> **Set task**
Copy every line from the data below in which the string "this" can be found.

> **Data extract**
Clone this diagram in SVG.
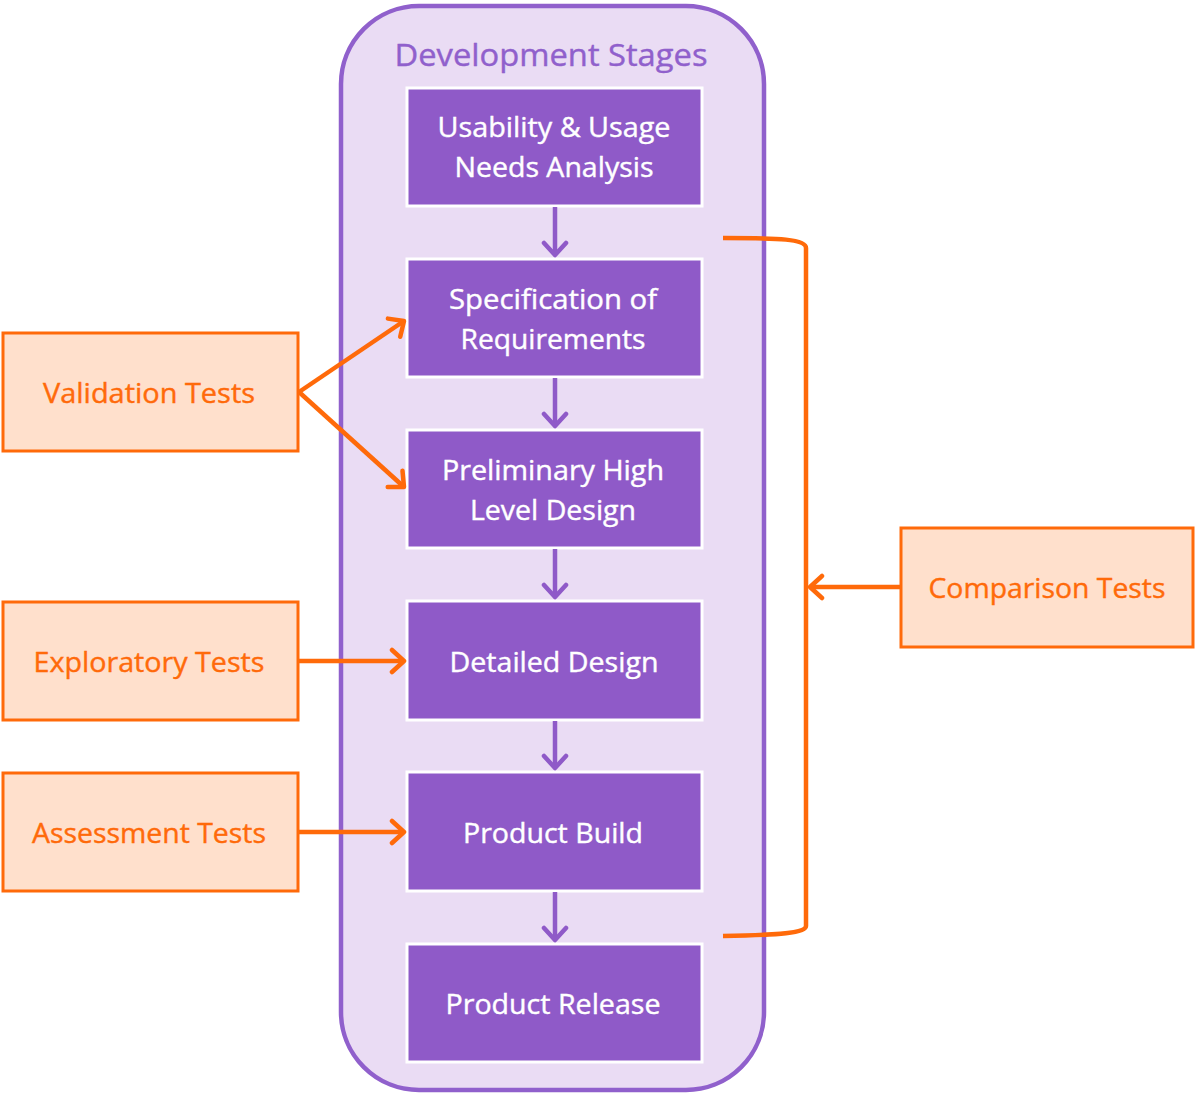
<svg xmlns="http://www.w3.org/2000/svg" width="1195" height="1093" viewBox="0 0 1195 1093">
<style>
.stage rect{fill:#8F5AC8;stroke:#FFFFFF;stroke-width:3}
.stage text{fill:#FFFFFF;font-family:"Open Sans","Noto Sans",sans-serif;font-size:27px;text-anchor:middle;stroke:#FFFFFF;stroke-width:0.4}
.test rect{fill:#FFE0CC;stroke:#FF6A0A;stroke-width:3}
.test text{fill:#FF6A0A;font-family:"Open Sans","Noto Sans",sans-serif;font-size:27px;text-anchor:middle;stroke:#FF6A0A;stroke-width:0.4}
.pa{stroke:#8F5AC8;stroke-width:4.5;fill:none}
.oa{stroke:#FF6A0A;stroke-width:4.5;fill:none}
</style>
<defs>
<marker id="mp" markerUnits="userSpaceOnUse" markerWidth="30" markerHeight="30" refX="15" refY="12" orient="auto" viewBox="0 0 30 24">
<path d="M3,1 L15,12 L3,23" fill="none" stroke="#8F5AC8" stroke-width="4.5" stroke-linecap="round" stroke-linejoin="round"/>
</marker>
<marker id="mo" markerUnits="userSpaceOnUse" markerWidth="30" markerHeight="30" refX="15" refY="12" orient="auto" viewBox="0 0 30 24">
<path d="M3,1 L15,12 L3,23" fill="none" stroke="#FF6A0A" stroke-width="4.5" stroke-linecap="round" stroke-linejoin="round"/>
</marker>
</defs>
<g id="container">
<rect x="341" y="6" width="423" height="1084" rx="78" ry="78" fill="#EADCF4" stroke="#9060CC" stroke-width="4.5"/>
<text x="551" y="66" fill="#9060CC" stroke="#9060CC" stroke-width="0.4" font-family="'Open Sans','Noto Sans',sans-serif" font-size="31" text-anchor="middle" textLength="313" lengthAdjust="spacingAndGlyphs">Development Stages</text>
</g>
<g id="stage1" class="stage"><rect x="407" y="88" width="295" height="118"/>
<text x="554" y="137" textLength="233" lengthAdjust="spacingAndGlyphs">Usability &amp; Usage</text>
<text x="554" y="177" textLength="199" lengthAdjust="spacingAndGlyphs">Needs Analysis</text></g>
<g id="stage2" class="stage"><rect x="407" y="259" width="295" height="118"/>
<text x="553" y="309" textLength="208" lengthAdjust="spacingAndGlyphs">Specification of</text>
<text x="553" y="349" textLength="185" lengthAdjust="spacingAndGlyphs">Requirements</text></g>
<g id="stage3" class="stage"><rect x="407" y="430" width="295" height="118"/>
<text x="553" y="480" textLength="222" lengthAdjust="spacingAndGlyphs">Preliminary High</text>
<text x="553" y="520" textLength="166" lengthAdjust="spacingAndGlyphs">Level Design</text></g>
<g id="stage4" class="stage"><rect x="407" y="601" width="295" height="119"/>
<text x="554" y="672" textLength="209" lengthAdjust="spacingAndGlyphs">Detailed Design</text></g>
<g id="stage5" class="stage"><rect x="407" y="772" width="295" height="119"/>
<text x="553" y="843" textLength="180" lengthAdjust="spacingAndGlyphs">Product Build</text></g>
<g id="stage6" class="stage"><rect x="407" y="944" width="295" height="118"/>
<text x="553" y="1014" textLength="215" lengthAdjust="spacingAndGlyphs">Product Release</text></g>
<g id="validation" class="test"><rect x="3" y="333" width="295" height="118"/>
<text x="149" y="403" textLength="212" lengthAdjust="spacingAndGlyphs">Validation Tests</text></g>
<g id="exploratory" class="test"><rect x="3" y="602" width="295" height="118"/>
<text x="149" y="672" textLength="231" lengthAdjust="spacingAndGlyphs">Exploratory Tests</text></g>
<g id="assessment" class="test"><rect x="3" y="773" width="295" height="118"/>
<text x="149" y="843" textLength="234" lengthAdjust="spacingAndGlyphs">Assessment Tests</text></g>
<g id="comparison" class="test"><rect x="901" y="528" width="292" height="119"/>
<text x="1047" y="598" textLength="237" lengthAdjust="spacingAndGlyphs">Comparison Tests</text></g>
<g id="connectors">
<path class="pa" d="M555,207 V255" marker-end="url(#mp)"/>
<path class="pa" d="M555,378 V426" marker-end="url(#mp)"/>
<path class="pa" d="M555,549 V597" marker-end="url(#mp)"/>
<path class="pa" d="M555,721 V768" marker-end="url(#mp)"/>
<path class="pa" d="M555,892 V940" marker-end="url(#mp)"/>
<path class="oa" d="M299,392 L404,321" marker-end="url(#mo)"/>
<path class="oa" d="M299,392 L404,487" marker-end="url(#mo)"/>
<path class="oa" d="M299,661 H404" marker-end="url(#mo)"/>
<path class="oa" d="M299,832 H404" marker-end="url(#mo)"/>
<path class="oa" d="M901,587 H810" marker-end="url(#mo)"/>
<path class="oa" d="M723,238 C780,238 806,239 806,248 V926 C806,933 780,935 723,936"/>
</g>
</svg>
---
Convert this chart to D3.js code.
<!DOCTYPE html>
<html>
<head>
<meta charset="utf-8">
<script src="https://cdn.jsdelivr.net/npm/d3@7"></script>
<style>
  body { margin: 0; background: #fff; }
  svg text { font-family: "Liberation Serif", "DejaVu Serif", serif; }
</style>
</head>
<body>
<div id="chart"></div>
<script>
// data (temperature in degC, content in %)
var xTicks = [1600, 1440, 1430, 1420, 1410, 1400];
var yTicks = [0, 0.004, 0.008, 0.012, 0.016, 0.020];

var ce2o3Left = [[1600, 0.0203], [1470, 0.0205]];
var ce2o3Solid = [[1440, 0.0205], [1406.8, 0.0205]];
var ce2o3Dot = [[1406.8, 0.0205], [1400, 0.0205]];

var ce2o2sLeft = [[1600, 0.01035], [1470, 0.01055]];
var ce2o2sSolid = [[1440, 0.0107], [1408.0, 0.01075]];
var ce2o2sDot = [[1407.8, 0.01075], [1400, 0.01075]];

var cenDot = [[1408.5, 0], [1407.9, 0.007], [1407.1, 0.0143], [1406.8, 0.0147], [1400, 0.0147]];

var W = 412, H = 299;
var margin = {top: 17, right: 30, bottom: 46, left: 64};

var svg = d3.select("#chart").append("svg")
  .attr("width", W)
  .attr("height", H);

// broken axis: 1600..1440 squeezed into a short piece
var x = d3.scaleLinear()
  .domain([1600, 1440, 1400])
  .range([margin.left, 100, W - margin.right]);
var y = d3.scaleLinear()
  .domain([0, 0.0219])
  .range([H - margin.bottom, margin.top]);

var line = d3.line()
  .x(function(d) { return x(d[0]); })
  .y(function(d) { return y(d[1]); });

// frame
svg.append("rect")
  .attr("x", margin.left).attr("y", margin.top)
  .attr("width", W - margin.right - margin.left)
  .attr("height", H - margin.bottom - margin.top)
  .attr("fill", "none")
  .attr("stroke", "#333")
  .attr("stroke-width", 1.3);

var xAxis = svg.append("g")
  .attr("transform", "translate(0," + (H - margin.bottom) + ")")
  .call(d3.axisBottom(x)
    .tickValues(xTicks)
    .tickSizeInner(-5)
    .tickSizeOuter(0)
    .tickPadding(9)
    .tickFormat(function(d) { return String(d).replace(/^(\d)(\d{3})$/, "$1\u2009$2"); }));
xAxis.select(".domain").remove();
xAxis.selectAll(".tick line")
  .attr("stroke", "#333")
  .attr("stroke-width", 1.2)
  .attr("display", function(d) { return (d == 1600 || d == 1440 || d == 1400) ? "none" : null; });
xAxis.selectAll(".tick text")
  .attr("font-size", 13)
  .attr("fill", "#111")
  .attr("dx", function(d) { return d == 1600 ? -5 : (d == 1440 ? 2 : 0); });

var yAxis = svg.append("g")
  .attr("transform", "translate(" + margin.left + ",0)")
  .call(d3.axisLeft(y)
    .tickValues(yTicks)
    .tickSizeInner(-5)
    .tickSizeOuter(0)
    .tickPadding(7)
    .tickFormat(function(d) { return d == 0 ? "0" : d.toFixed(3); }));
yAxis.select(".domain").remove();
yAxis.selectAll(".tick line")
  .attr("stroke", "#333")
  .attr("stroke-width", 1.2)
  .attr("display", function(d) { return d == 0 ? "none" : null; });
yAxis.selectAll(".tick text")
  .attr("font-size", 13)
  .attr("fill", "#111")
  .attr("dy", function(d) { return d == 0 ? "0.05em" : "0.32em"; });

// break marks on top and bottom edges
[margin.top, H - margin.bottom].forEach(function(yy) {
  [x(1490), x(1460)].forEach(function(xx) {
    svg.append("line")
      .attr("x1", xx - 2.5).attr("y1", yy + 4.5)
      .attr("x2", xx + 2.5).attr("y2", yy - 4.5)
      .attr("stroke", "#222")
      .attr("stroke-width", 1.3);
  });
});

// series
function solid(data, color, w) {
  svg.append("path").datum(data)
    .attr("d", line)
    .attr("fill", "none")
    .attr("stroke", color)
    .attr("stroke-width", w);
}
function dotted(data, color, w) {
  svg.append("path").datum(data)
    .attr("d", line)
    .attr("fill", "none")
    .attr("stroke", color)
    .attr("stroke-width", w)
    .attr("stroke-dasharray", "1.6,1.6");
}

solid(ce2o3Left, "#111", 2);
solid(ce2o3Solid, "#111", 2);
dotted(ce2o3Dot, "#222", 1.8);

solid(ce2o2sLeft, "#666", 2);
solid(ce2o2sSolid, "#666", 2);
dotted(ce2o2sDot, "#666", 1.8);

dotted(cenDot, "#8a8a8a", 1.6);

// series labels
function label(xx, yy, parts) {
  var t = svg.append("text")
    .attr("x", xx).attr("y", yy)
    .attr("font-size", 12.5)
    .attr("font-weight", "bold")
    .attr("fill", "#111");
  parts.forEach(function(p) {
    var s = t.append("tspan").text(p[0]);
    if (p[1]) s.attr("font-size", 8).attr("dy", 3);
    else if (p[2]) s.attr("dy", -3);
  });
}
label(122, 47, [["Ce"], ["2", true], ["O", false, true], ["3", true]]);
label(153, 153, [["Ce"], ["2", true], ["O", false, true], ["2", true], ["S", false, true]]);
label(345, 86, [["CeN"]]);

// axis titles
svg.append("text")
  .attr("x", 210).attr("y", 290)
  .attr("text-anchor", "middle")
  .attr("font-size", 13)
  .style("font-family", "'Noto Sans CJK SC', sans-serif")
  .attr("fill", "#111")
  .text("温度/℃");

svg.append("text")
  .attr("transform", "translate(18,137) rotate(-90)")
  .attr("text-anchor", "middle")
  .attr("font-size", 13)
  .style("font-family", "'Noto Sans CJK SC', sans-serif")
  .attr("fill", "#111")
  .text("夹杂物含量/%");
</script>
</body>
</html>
* * *
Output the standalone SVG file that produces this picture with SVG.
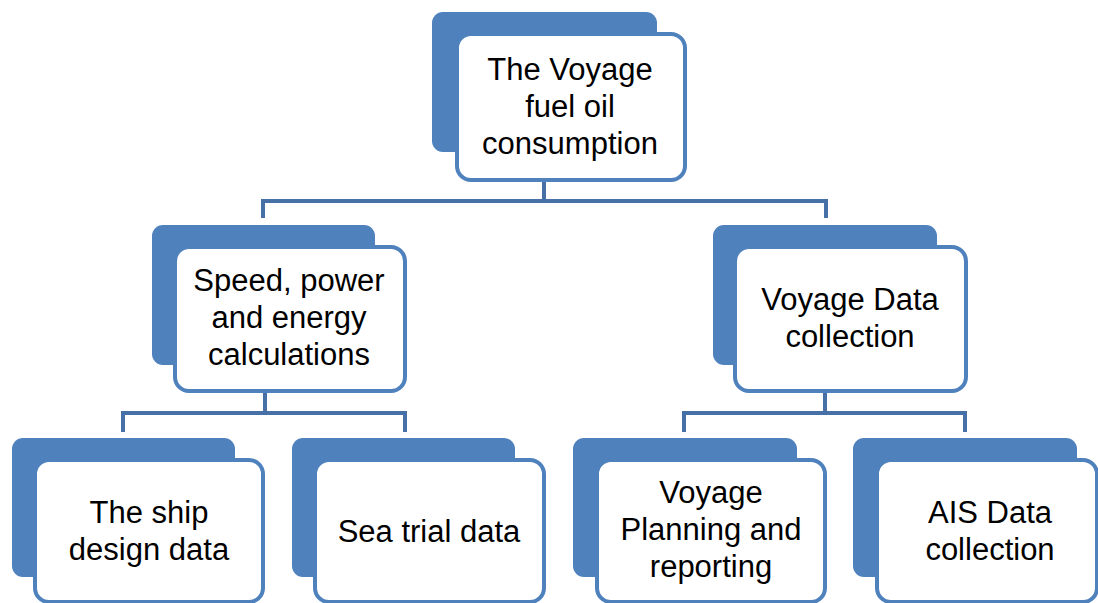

> **Task answer**
Clone this diagram in SVG.
Convert this chart to D3.js code.
Output the standalone SVG file that produces this picture with SVG.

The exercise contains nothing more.